▸ **Problem to work on**
Transcribe the listing that follows in full, omitting pictures.

◇ ◇ ◇

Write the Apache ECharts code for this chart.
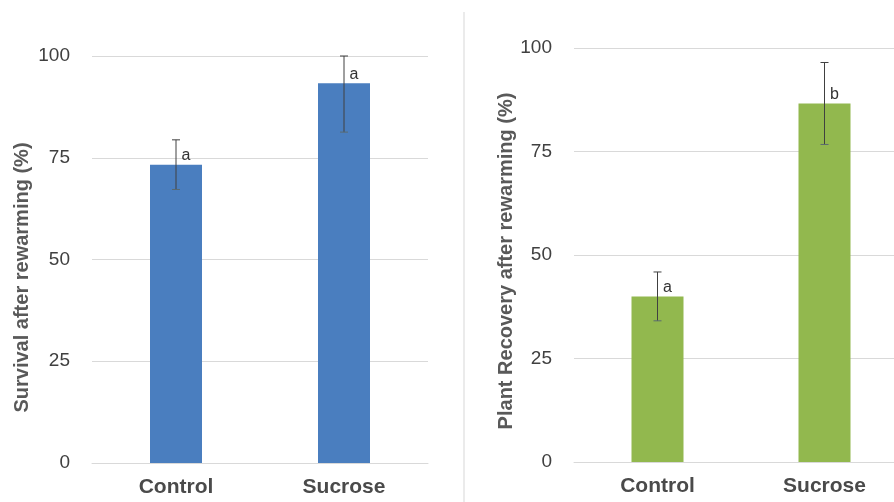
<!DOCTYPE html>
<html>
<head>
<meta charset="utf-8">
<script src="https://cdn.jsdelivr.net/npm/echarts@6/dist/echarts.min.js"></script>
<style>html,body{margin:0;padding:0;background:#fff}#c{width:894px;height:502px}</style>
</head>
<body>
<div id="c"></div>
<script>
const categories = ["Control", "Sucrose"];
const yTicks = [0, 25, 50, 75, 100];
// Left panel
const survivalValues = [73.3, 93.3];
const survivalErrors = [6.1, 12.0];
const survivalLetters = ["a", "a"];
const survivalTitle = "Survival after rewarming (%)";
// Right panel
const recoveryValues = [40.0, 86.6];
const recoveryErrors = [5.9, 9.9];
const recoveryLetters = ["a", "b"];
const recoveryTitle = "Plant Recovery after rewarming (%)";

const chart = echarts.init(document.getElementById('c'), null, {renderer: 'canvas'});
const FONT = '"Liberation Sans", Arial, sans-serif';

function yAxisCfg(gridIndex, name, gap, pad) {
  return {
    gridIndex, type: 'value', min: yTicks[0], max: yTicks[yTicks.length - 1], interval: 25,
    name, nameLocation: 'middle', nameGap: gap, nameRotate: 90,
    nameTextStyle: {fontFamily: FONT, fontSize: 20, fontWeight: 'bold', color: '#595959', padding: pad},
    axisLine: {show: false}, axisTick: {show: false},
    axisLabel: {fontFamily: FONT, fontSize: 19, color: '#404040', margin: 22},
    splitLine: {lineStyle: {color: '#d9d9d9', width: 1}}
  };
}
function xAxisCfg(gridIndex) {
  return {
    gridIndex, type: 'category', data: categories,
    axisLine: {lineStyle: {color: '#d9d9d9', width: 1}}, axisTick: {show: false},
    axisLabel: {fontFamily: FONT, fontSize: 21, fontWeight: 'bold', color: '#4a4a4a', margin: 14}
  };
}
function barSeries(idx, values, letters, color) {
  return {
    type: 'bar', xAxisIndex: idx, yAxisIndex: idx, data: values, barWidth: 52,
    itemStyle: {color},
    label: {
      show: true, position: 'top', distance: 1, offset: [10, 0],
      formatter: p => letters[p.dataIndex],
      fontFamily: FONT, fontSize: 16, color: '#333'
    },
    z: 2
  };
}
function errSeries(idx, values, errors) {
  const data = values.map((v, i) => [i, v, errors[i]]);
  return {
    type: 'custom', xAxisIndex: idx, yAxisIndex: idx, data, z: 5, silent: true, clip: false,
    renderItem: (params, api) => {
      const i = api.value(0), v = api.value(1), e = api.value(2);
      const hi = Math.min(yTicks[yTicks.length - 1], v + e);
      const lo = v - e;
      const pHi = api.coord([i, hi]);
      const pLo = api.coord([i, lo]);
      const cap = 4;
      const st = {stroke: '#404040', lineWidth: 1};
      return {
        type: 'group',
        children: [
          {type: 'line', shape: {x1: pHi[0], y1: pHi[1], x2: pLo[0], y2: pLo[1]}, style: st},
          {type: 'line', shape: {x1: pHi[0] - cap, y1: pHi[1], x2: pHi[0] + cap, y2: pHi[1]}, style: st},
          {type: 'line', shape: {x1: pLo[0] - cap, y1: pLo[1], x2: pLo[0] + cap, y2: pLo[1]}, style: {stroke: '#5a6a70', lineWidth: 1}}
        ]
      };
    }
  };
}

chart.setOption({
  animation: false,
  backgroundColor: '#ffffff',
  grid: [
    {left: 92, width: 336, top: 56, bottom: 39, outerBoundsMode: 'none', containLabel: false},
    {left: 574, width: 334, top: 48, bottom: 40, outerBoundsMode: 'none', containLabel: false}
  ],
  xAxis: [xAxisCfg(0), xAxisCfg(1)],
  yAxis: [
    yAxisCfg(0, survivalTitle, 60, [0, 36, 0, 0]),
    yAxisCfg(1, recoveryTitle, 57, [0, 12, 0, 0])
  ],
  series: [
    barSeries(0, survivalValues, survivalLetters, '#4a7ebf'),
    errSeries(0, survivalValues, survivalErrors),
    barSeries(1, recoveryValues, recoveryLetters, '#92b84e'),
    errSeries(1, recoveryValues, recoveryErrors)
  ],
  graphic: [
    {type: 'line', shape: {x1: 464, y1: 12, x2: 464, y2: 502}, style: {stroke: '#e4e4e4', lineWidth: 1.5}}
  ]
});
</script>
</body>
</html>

◇ ◇ ◇

▸ **Task response**
Write the Apache ECharts code for this chart.
<!DOCTYPE html>
<html>
<head>
<meta charset="utf-8">
<script src="https://cdn.jsdelivr.net/npm/echarts@6/dist/echarts.min.js"></script>
<style>html,body{margin:0;padding:0;background:#fff}#c{width:894px;height:502px}</style>
</head>
<body>
<div id="c"></div>
<script>
const categories = ["Control", "Sucrose"];
const yTicks = [0, 25, 50, 75, 100];
// Left panel
const survivalValues = [73.3, 93.3];
const survivalErrors = [6.1, 12.0];
const survivalLetters = ["a", "a"];
const survivalTitle = "Survival after rewarming (%)";
// Right panel
const recoveryValues = [40.0, 86.6];
const recoveryErrors = [5.9, 9.9];
const recoveryLetters = ["a", "b"];
const recoveryTitle = "Plant Recovery after rewarming (%)";

const chart = echarts.init(document.getElementById('c'), null, {renderer: 'canvas'});
const FONT = '"Liberation Sans", Arial, sans-serif';

function yAxisCfg(gridIndex, name, gap, pad) {
  return {
    gridIndex, type: 'value', min: yTicks[0], max: yTicks[yTicks.length - 1], interval: 25,
    name, nameLocation: 'middle', nameGap: gap, nameRotate: 90,
    nameTextStyle: {fontFamily: FONT, fontSize: 20, fontWeight: 'bold', color: '#595959', padding: pad},
    axisLine: {show: false}, axisTick: {show: false},
    axisLabel: {fontFamily: FONT, fontSize: 19, color: '#404040', margin: 22},
    splitLine: {lineStyle: {color: '#d9d9d9', width: 1}}
  };
}
function xAxisCfg(gridIndex) {
  return {
    gridIndex, type: 'category', data: categories,
    axisLine: {lineStyle: {color: '#d9d9d9', width: 1}}, axisTick: {show: false},
    axisLabel: {fontFamily: FONT, fontSize: 21, fontWeight: 'bold', color: '#4a4a4a', margin: 14}
  };
}
function barSeries(idx, values, letters, color) {
  return {
    type: 'bar', xAxisIndex: idx, yAxisIndex: idx, data: values, barWidth: 52,
    itemStyle: {color},
    label: {
      show: true, position: 'top', distance: 1, offset: [10, 0],
      formatter: p => letters[p.dataIndex],
      fontFamily: FONT, fontSize: 16, color: '#333'
    },
    z: 2
  };
}
function errSeries(idx, values, errors) {
  const data = values.map((v, i) => [i, v, errors[i]]);
  return {
    type: 'custom', xAxisIndex: idx, yAxisIndex: idx, data, z: 5, silent: true, clip: false,
    renderItem: (params, api) => {
      const i = api.value(0), v = api.value(1), e = api.value(2);
      const hi = Math.min(yTicks[yTicks.length - 1], v + e);
      const lo = v - e;
      const pHi = api.coord([i, hi]);
      const pLo = api.coord([i, lo]);
      const cap = 4;
      const st = {stroke: '#404040', lineWidth: 1};
      return {
        type: 'group',
        children: [
          {type: 'line', shape: {x1: pHi[0], y1: pHi[1], x2: pLo[0], y2: pLo[1]}, style: st},
          {type: 'line', shape: {x1: pHi[0] - cap, y1: pHi[1], x2: pHi[0] + cap, y2: pHi[1]}, style: st},
          {type: 'line', shape: {x1: pLo[0] - cap, y1: pLo[1], x2: pLo[0] + cap, y2: pLo[1]}, style: {stroke: '#5a6a70', lineWidth: 1}}
        ]
      };
    }
  };
}

chart.setOption({
  animation: false,
  backgroundColor: '#ffffff',
  grid: [
    {left: 92, width: 336, top: 56, bottom: 39, outerBoundsMode: 'none', containLabel: false},
    {left: 574, width: 334, top: 48, bottom: 40, outerBoundsMode: 'none', containLabel: false}
  ],
  xAxis: [xAxisCfg(0), xAxisCfg(1)],
  yAxis: [
    yAxisCfg(0, survivalTitle, 60, [0, 36, 0, 0]),
    yAxisCfg(1, recoveryTitle, 57, [0, 12, 0, 0])
  ],
  series: [
    barSeries(0, survivalValues, survivalLetters, '#4a7ebf'),
    errSeries(0, survivalValues, survivalErrors),
    barSeries(1, recoveryValues, recoveryLetters, '#92b84e'),
    errSeries(1, recoveryValues, recoveryErrors)
  ],
  graphic: [
    {type: 'line', shape: {x1: 464, y1: 12, x2: 464, y2: 502}, style: {stroke: '#e4e4e4', lineWidth: 1.5}}
  ]
});
</script>
</body>
</html>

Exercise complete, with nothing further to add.